Alsager

Alsager is a small, but busy town in East Cheshire. The arrival of the railway in the mid 19th century sparked a new era of prosperity for the town and Alsager became an attractive residential area for “gentlemen connected with the Staffordshire Potteries”. It was at one point served by 3 stations!

The town offers a baker’s shop, cafes, pubs, a library, a health centre, a leisure centre, independent shops, supermarkets and a Wednesday market. 

There are several play areas for different age groups, including one for the under-5s and one for older children and adults.

Alsager is a Dementia Friendly Community.

 

Places to Visit

 

Walking routes

There are several waymarked walking routes in and around Alsager and walking maps can be picked up from Alsager Library.

For example, you can walk from the Station to Hall Farm Cafe and Farm Shop (about 45 minutes) along the red walk route. Turn left away from the station, pass the Railway Inn, then turn right into Fanny’s Croft.

Milton Park

Milton Park is a 6 minute walk or 2 minute cycle from the station.

Turn right out of the station, turn left down station road Milton Park contains a children’s play area, junior football pitch, skatepark, toilet facilities, floral displays an ornamental lawn area and sunken garden, with sensory garden centrepiece.

The Merelake Way

The Merelake Way is a 7 minute walk or 2 minute cycle from the station.

Turn left out of the station, then left along Talke Road.

Starts from The Linley pub The Merelake Way is an approximately 1 mile long trail for walkers, located on the Southern edge of Alsager. Once a railway line, the Merelake Way follows a wooded cutting (good for bird watching) as it climbs uphill towards the Staffordshire border at Merelake. There are several connecting public footpaths across fields or onto the golf course.

Alsager Mere

Alsager Mere is a 15 minute walk or 5 minute cycle from the station.

Turn right out of the station

Why not feed the ducks at this peaceful spot, which can be accessed via gardens from Crewe Road and Sandbach Road North.

Alsager Mere used to be much deeper than it is now. It was known for its huge pike and rumours abounded in the 1950s and 60s of a monster pike called Oscar. A big fish hunter once spent 3 days and 3 nights in a tent at Frank Steel’s (the barbers) fishing for this famous giant. Whilst he caught several pike, Oscar was not one of them.

Salt Line and Borrow Pit Meadows

Salt Line and Borrow Pit Meadows is a 25 minute walk or 6 minute cycle from the station.

Turn right out of the station.

The Salt Line is a well surfaced walking and cycle route along 1.8 miles of disused railway track. There are path side picnic table, seating at least every 400 metres and site information boards. Two self guided trails – Solar System and Tale of Trees – are available.

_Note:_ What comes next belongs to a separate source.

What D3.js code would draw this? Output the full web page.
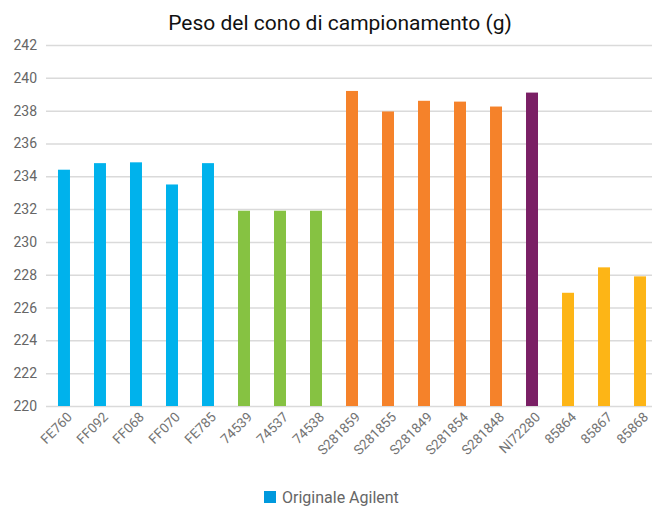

Borrow Pit Meadows is adjacent to the Salt Line and linked to it by access points and paths. Borrow Pit Meadows are about 40 acres in size with 1.25 miles of well surfaced undulating paths, with a further 0.6 miles of unsurfaced paths. It is a mosaic of habitats including meadows, woodland, wetland, grassland, farmland and scrub. With benches located at regular points along the surfaced routes, it is ideal for quiet recreation on foot or bike and will also be of interest for those who enjoy birds, plants, trees and wildlife.

Little Moreton Hall – "lifted straight from a fairy story, a gingerbread house"

Little Moreton Hall is 15 minutes by taxi (needs to be pre-booked)

Little Moreton Hall is a stunning moated half-timbered manor house. The house’s top-heavy appearance, “like a stranded Noah’s Ark”, is due to the Long Gallery that runs the length of the south range’s upper floor. The oldest parts of the house were built around 1450 for Richard de Moreton, whose family had been landowners in the area for several hundred years. It was given to the National Trust in 1938. In five centuries, it has never been sold!